* GIVEN INSTRUCTION
Retype, with no alterations, every line between the one containing "Convert this chart to matplotlib code." and the one containing "plt.rcParams['font.family'] = ['Roboto", counting both of those lines too. Pictures are to be left out.

===== INPUT DATA =====

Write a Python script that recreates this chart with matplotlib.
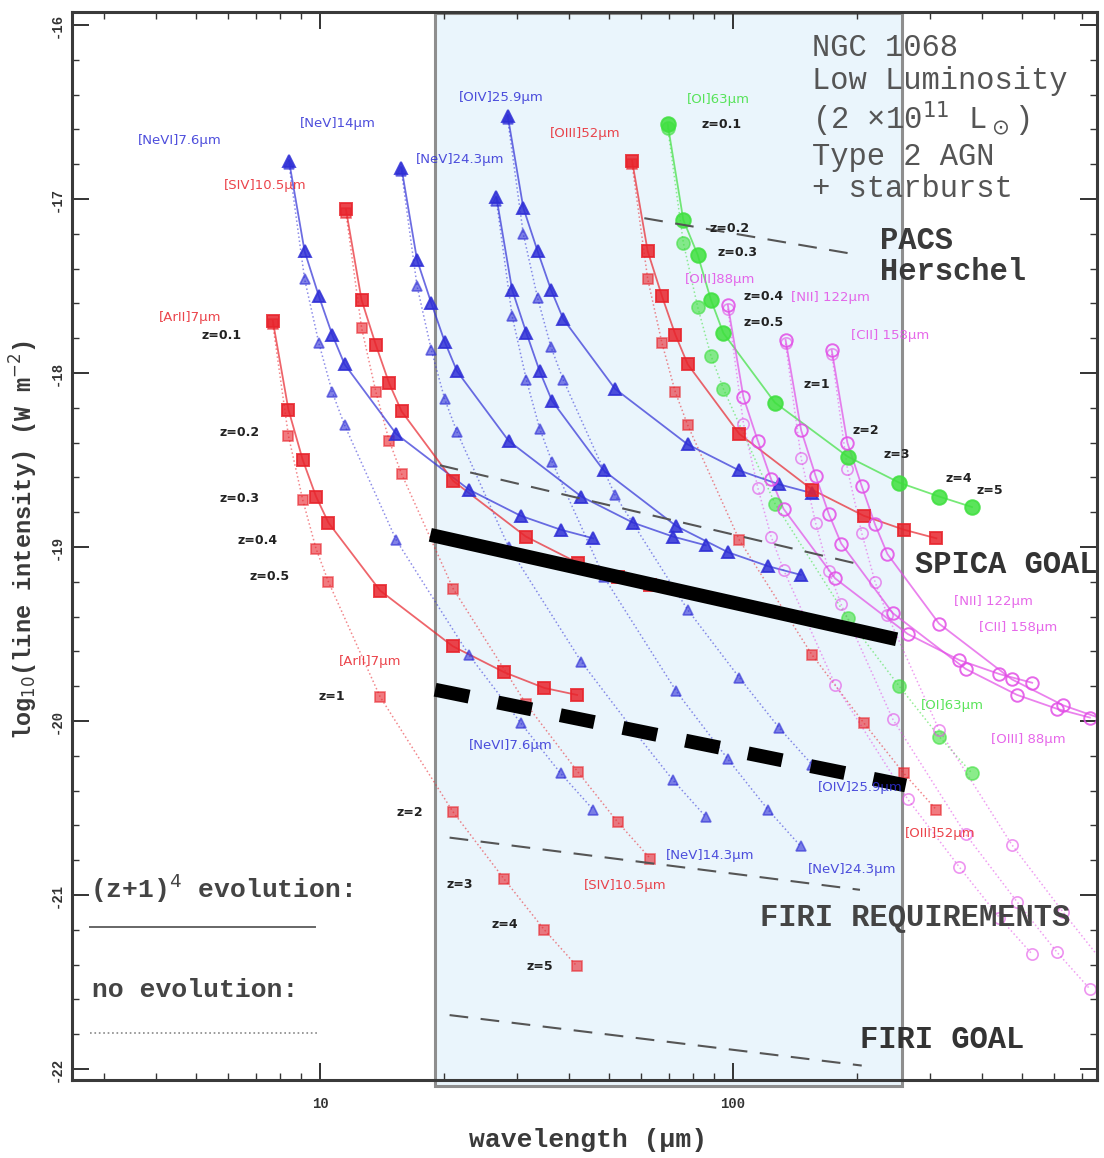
import numpy as np
import matplotlib
matplotlib.use("Agg")
import matplotlib.pyplot as plt
from matplotlib.patches import Rectangle
from matplotlib.lines import Line2D

# ---------------------------------------------------------------- data
REDSHIFT = [0.1, 0.2, 0.3, 0.4, 0.5, 1, 2, 3, 4, 5]

LINE_NAMES = ["[ArII]7µm", "[NeVI]7.6µm", "[SIV]10.5µm", "[NeV]14.3µm",
              "[NeV]24.3µm", "[OIV]25.9µm", "[OIII]52µm", "[OI]63µm",
              "[OIII]88µm", "[NII]122µm", "[CII]158µm"]
REST_WAVELENGTH = [6.99, 7.65, 10.51, 14.32, 24.32, 25.89, 51.81, 63.18,
                   88.36, 121.9, 157.7]
LINE_GROUP = ["red", "blue", "red", "blue", "blue", "blue", "red", "green",
              "magenta", "magenta", "magenta"]

# log10 line flux (W m^-2), luminosity evolving as (z+1)^4
FLUX_EVOLVING = [
    [-17.70, -18.21, -18.50, -18.71, -18.86, -19.25, -19.57, -19.72, -19.81, -19.85],
    [-16.78, -17.30, -17.56, -17.78, -17.95, -18.35, -18.67, -18.82, -18.90, -18.95],
    [-17.06, -17.58, -17.84, -18.06, -18.22, -18.62, -18.94, -19.09, -19.17, -19.22],
    [-16.82, -17.35, -17.60, -17.82, -17.99, -18.39, -18.71, -18.86, -18.94, -18.99],
    [-16.99, -17.52, -17.77, -17.99, -18.16, -18.56, -18.88, -19.03, -19.11, -19.16],
    [-16.52, -17.05, -17.30, -17.52, -17.69, -18.09, -18.41, -18.56, -18.64, -18.69],
    [-16.78, -17.30, -17.56, -17.78, -17.95, -18.35, -18.67, -18.82, -18.90, -18.95],
    [-16.57, -17.12, -17.32, -17.58, -17.77, -18.17, -18.48, -18.63, -18.71, -18.77],
    [-17.61, -18.14, -18.39, -18.61, -18.78, -19.18, -19.50, -19.65, -19.73, -19.78],
    [-17.81, -18.33, -18.59, -18.81, -18.98, -19.38, -19.70, -19.85, -19.93, -19.98],
    [-17.87, -18.40, -18.65, -18.87, -19.04, -19.44, -19.76, -19.91, -19.99, -20.04],
]

# log10 line flux (W m^-2), no luminosity evolution
FLUX_NO_EVOLUTION = [
    [-17.72, -18.36, -18.73, -19.01, -19.20, -19.86, -20.52, -20.91, -21.20, -21.41],
    [-16.80, -17.46, -17.83, -18.11, -18.30, -18.96, -19.62, -20.01, -20.30, -20.51],
    [-17.08, -17.74, -18.11, -18.39, -18.58, -19.24, -19.90, -20.29, -20.58, -20.79],
    [-16.84, -17.50, -17.87, -18.15, -18.34, -19.00, -19.66, -20.05, -20.34, -20.55],
    [-17.01, -17.67, -18.04, -18.32, -18.51, -19.17, -19.83, -20.22, -20.51, -20.72],
    [-16.54, -17.20, -17.57, -17.85, -18.04, -18.70, -19.36, -19.75, -20.04, -20.25],
    [-16.80, -17.46, -17.83, -18.11, -18.30, -18.96, -19.62, -20.01, -20.30, -20.51],
    [-16.59, -17.25, -17.62, -17.90, -18.09, -18.75, -19.41, -19.80, -20.09, -20.30],
    [-17.63, -18.29, -18.66, -18.94, -19.13, -19.79, -20.45, -20.84, -21.13, -21.34],
    [-17.83, -18.49, -18.86, -19.14, -19.33, -19.99, -20.65, -21.04, -21.33, -21.54],
    [-17.89, -18.55, -18.92, -19.20, -19.39, -20.05, -20.71, -21.10, -21.39, -21.60],
]

# instrument sensitivity limits: wavelength (µm) and log10 flux
PACS_WL, PACS_LOGF = [61, 200], [-17.11, -17.32]
SPICA_WL, SPICA_LOGF = [19.5, 203], [-18.53, -19.10]
FIRI_REQ_WL, FIRI_REQ_LOGF = [20.6, 203], [-20.67, -20.97]
FIRI_GOAL_WL, FIRI_GOAL_LOGF = [20.6, 205], [-21.69, -21.98]
SAFARI_WL, SAFARI_LOGF = [18.5, 249], [-18.93, -19.53]
SAFARI_NOEV_WL, SAFARI_NOEV_LOGF = [19.0, 262], [-19.82, -20.37]

BAND_RANGE = [19, 256]   # shaded spectral band (µm)

# ---------------------------------------------------------------- style
W, H = 1104, 1158
COLORS = {"blue": "#2f2fd6", "red": "#e8242c", "green": "#3ee03e",
          "magenta": "#e24de6"}
MARKERS = {"blue": "^", "red": "s", "green": "o", "magenta": "o"}
MSIZE = {"blue": 8, "red": 8, "green": 10.5, "magenta": 9}
MONO = "Liberation Mono"

fig = plt.figure(figsize=(W / 100, H / 100), dpi=100)
ax = fig.add_axes([72 / W, 1 - 1080 / H, (1097 - 72) / W, (1080 - 12) / H])
ax.set_xscale("log")
ax.set_xlim(2.51, 761)
ax.set_ylim(-22.063, -15.925)


def fxy(px, py):
    return px / W, 1 - py / H


# shaded band
ax.add_patch(Rectangle((BAND_RANGE[0], -22.1), BAND_RANGE[1] - BAND_RANGE[0],
                       6.17, facecolor="#eaf5fc", edgecolor="#8e8e8e",
                       lw=2.2, zorder=0.5, clip_on=False))

# redshift tracks
z = np.array(REDSHIFT)
for name, rest, grp, fe, fn in zip(LINE_NAMES, REST_WAVELENGTH, LINE_GROUP,
                                   FLUX_EVOLVING, FLUX_NO_EVOLUTION):
    col = COLORS[grp]
    wl = rest * (1 + z)
    open_marker = grp == "magenta"
    ax.plot(wl, fn, ls=":", lw=1.1, color=col, alpha=0.55, zorder=2)
    ax.plot(wl, fn, ls="none", marker=MARKERS[grp], ms=MSIZE[grp] * 0.9,
            mfc="none" if open_marker else col, mec=col, mew=1.2,
            alpha=0.6, zorder=3)
    ax.plot(wl, fe, ls="-", lw=1.3, color=col, alpha=0.7, zorder=2.5)
    ax.plot(wl, fe, ls="none", marker=MARKERS[grp], ms=MSIZE[grp],
            mfc="none" if open_marker else col, mec=col, mew=1.4,
            alpha=0.85, zorder=3.5)

# sensitivity limits
for wl, lf in [(PACS_WL, PACS_LOGF), (SPICA_WL, SPICA_LOGF),
               (FIRI_REQ_WL, FIRI_REQ_LOGF), (FIRI_GOAL_WL, FIRI_GOAL_LOGF)]:
    ax.plot(wl, lf, color="#555555", lw=1.5, dashes=(9, 6), zorder=4)
ax.plot(SAFARI_WL, SAFARI_LOGF, color="black", lw=10, solid_capstyle="butt",
        zorder=6, clip_on=False)
ax.plot(SAFARI_NOEV_WL, SAFARI_NOEV_LOGF, color="black", lw=10,
        dashes=(2.5, 2.1), dash_capstyle="butt", zorder=6, clip_on=False)

# axes cosmetics
for sp in ax.spines.values():
    sp.set_color("#3a3a3a")
    sp.set_linewidth(2.2)
    sp.set_zorder(7)
ax.set_xticks([10, 100])
ax.set_xticklabels(["10", "100"], fontsize=10, fontweight="bold",
                   family=MONO, color="#333")
ax.set_xticks([3, 4, 5, 6, 7, 8, 9, 20, 30, 40, 50, 60, 70, 80, 90,
               200, 300, 400, 500, 600, 700], minor=True)
ax.xaxis.set_minor_formatter(plt.NullFormatter())
yt = list(range(-22, -15))
ax.set_yticks(yt)
ax.set_yticklabels([str(v) for v in yt], rotation=90, fontsize=10,
                   fontweight="bold", family=MONO, color="#333", va="center")
ax.set_yticks(np.arange(-22, -15.9, 0.2), minor=True)
ax.tick_params(which="both", direction="in", top=True, right=True,
               color="#333")
ax.tick_params(which="major", length=12, width=1.4)
ax.tick_params(axis="x", which="major", pad=12)
ax.tick_params(axis="y", which="major", pad=6)
ax.tick_params(which="minor", length=5, width=1.0)

fig.text(*fxy(24, 540), r"log$_{10}$(line intensity) (W m$^{-2}$)",
         rotation=90, ha="center", va="center", fontsize=17,
         fontweight="bold", family=MONO, color="#3a3a3a")
fig.text(*fxy(588, 1140), "wavelength (µm)", ha="center", va="center",
         fontsize=19, fontweight="bold", family=MONO, color="#3a3a3a")

# object description
fig.text(*fxy(812, 33), "NGC 1068\nLow Luminosity\n(2 ×10$^{11}$ L$_\\odot$)\nType 2 AGN\n+ starburst",
         ha="left", va="top", fontsize=22, family=MONO, color="#555",
         linespacing=1.12)
fig.text(*fxy(880, 226), "PACS\nHerschel", ha="left", va="top", fontsize=22,
         family=MONO, fontweight="bold", color="#3a3a3a", linespacing=1.05)
fig.text(*fxy(915, 565), "SPICA GOAL", ha="left", va="center", fontsize=22,
         family=MONO, fontweight="bold", color="#333")
fig.text(*fxy(760, 918), "FIRI REQUIREMENTS", ha="left", va="center",
         fontsize=22, family=MONO, fontweight="bold", color="#444")
fig.text(*fxy(860, 1040), "FIRI GOAL", ha="left", va="center", fontsize=22,
         family=MONO, fontweight="bold", color="#333")

# line-style key
fig.text(*fxy(90, 888), r"(z+1)$^4$ evolution:", ha="left", va="center",
         fontsize=19, family=MONO, fontweight="bold", color="#444")
fig.add_artist(Line2D([90 / W, 315 / W], [1 - 927 / H] * 2, color="#666",
                      lw=1.4))
fig.text(*fxy(92, 990), "no evolution:", ha="left", va="center", fontsize=19,
         family=MONO, fontweight="bold", color="#444")
fig.add_artist(Line2D([90 / W, 318 / W], [1 - 1033 / H] * 2, color="#888",
                      lw=1.2, ls=":"))

# line identifications
LABELS = [
    ("[NeVI]7.6µm", 180, 140, "blue"), ("[NeV]14µm", 338, 123, "blue"),
    ("[NeV]24.3µm", 460, 160, "blue"), ("[OIV]25.9µm", 501, 97, "blue"),
    ("[SIV]10.5µm", 265, 185, "red"), ("[ArII]7µm", 190, 318, "red"),
    ("[OIII]52µm", 585, 133, "red"), ("[OI]63µm", 718, 100, "green"),
    ("[OIII]88µm", 720, 280, "magenta"), ("[NII] 122µm", 830, 298, "magenta"),
    ("[CII] 158µm", 890, 335, "magenta"),
    ("[ArII]7µm", 370, 662, "red"), ("[NeVI]7.6µm", 511, 745, "blue"),
    ("[NeV]14.3µm", 710, 855, "blue"), ("[SIV]10.5µm", 625, 885, "red"),
    ("[NeV]24.3µm", 852, 870, "blue"), ("[OIV]25.9µm", 860, 787, "blue"),
    ("[OIII]52µm", 940, 833, "red"), ("[OI]63µm", 952, 705, "green"),
    ("[NII] 122µm", 993, 602, "magenta"), ("[CII] 158µm", 1018, 627, "magenta"),
    ("[OIII] 88µm", 1028, 740, "magenta"),
]
for txt, px, py, grp in LABELS:
    fig.text(*fxy(px, py), txt, ha="center", va="center", fontsize=9.5,
             color=COLORS[grp], alpha=0.85, zorder=8)

# redshift annotations
ZLABELS = [
    ("z=0.1", 222, 336), ("z=0.2", 240, 432), ("z=0.3", 240, 498),
    ("z=0.4", 258, 540), ("z=0.5", 270, 577), ("z=1", 332, 697),
    ("z=2", 410, 812), ("z=3", 460, 885), ("z=4", 505, 925),
    ("z=5", 540, 967),
    ("z=0.1", 722, 125), ("z=0.2", 730, 228), ("z=0.3", 737, 253),
    ("z=0.4", 764, 297), ("z=0.5", 764, 322), ("z=1", 817, 385),
    ("z=2", 866, 430), ("z=3", 897, 455), ("z=4", 959, 478),
    ("z=5", 990, 490),
]
for txt, px, py in ZLABELS:
    fig.text(*fxy(px, py), txt, ha="center", va="center", fontsize=9,
             fontweight="bold", color="#222", zorder=8)

fig.savefig("out.png", dpi=100)
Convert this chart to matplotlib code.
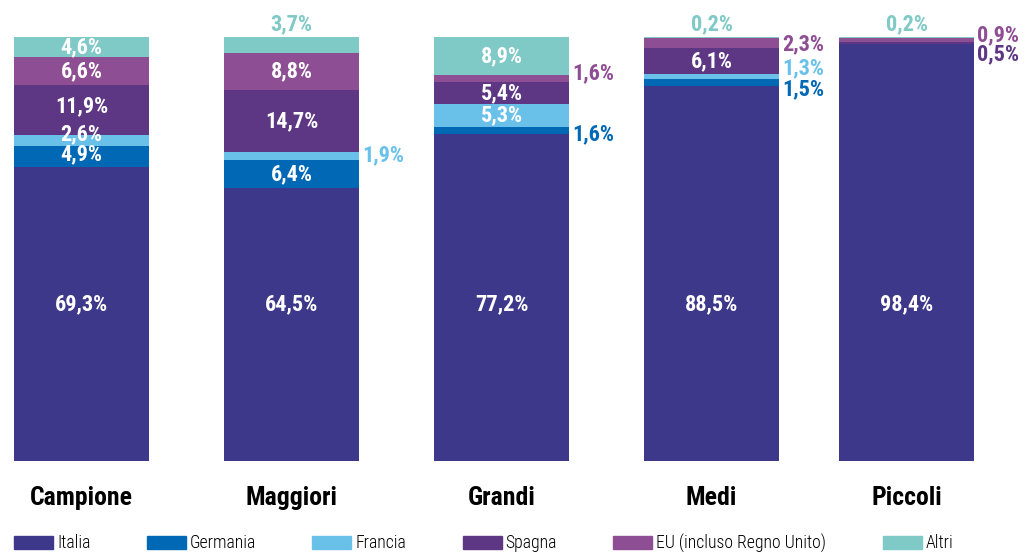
import numpy as np
import matplotlib.pyplot as plt
from matplotlib.patches import Patch

plt.rcParams['font.family'] = ['Roboto Condensed', 'DejaVu Sans']

categories = ['Campione', 'Maggiori', 'Grandi', 'Medi', 'Piccoli']
series = ['Italia', 'Germania', 'Francia', 'Spagna', 'EU (incluso Regno Unito)', 'Altri']
italia = [69.3, 64.5, 77.2, 88.5, 98.4]
germania = [4.9, 6.4, 1.6, 1.5, 0.0]
francia = [2.6, 1.9, 5.3, 1.3, 0.0]
spagna = [11.9, 14.7, 5.4, 6.1, 0.5]
eu = [6.6, 8.8, 1.6, 2.3, 0.9]
altri = [4.6, 3.7, 8.9, 0.2, 0.2]
values = [italia, germania, francia, spagna, eu, altri]

colors = ['#3d388a', '#0068b4', '#69c1ea', '#5e3784', '#8e4e94', '#7fc9c6']

# where each label goes: 'in' inside the segment, 'top' above the bar, or a y for labels right of the bar
placement = {
    (1, 5): 'top', (1, 2): 72.2,
    (2, 4): 91.5, (2, 1): 77.1,
    (3, 5): 'top', (3, 4): 98.3, (3, 2): 92.7, (3, 1): 87.7,
    (4, 5): 'top', (4, 4): 100.5, (4, 3): 95.8,
}
# small nudges for crowded inside labels
nudge = {(0, 2): 1.6, (0, 1): 0.5, (0, 3): 0.8}

xpos = np.array([0, 1, 2, 3, 3.93])
width = 0.643

fig = plt.figure(figsize=(10.3, 5.52), dpi=100)
ax = fig.add_axes([0, 91 / 552, 1, 424 / 552])

bottom = np.zeros(len(categories))
for s, (vals, col) in enumerate(zip(values, colors)):
    vals = np.array(vals)
    ax.bar(xpos, vals, width, bottom=bottom, color=col, label=series[s])
    for b, v in enumerate(vals):
        if v == 0:
            continue
        txt = f'{v:.1f}%'.replace('.', ',')
        where = placement.get((b, s), 'in')
        if s == 0:
            ax.text(xpos[b], 37, txt, ha='center', va='center', color='white',
                    fontsize=16, fontweight='bold')
        elif where == 'in':
            ax.text(xpos[b], bottom[b] + v / 2 + nudge.get((b, s), 0), txt,
                    ha='center', va='center', color='white', fontsize=16,
                    fontweight='bold')
        elif where == 'top':
            ax.text(xpos[b], 103.1, txt, ha='center', va='center', color=col,
                    fontsize=16, fontweight='bold', clip_on=False)
        else:
            ax.text(xpos[b] + width / 2 + 0.015, where, txt, ha='left', va='center',
                    color=col, fontsize=16, fontweight='bold', clip_on=False)
    bottom += vals

ax.set_xlim(-81.5 / 210, (1030 - 81.5) / 210)
ax.set_ylim(0, 100)
ax.axis('off')

for b, cat in enumerate(categories):
    ax.text(xpos[b], -8.7, cat, ha='center', va='center', fontsize=18.5,
            fontweight='bold', color='black', clip_on=False)

handles = [Patch(color=c, label=l) for c, l in zip(colors, series)]
fig.legend(handles=handles, loc='center left', bbox_to_anchor=(0.0136, 9 / 552),
           ncol=6, frameon=False, prop={'size': 12.8, 'weight': 300},
           handlelength=2.2, handleheight=0.75, handletextpad=0.22,
           columnspacing=3.17, borderpad=0, borderaxespad=0)

fig.savefig('out.png', dpi=100)
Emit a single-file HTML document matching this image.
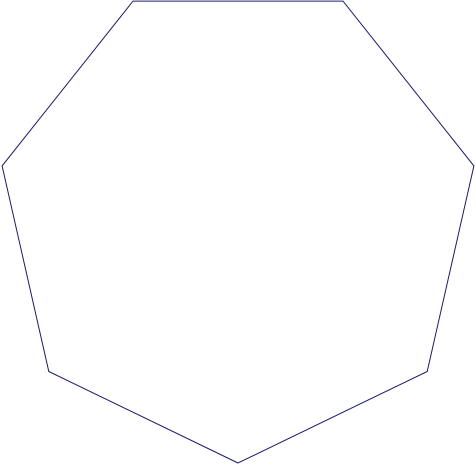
<!DOCTYPE html>
<html><head><meta charset="utf-8">
<style>html,body{margin:0;padding:0;background:#fff;}svg{display:block;}</style>
</head><body>
<svg id="chart" width="476" height="464" viewBox="0 0 476 464" xmlns="http://www.w3.org/2000/svg"></svg>
<script>
const categories = ["A","B","C","D","E","F","G"];
const seriesValues = [1,1,1,1,1,1,1];
const maxValue = 1;
const svg = document.getElementById('chart');
const cx = 238, cy = 220, Rx = 242, Ry = 243;
function rScale(v){ return v / maxValue; }
function angle(i){ return Math.PI/2 + i * 2*Math.PI/categories.length; }
const pts = seriesValues.map((v,i)=>{
  const r = rScale(v), a = angle(i);
  return [cx + r*Rx*Math.cos(a), cy + r*Ry*Math.sin(a)];
});
const poly = document.createElementNS('http://www.w3.org/2000/svg','polygon');


poly.setAttribute('points', pts.map(p=>p[0].toFixed(1)+','+p[1].toFixed(1)).join(' '));
poly.setAttribute('fill', 'none');
poly.setAttribute('stroke', '#1a1a6e');
poly.setAttribute('stroke-width', '1');
svg.appendChild(poly);
</script>
</body></html>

=====

* IN RESPONSE
Convert this chart to matplotlib code.
import numpy as np
import matplotlib.pyplot as plt
from matplotlib.patches import Patch

plt.rcParams['font.family'] = ['Roboto Condensed', 'DejaVu Sans']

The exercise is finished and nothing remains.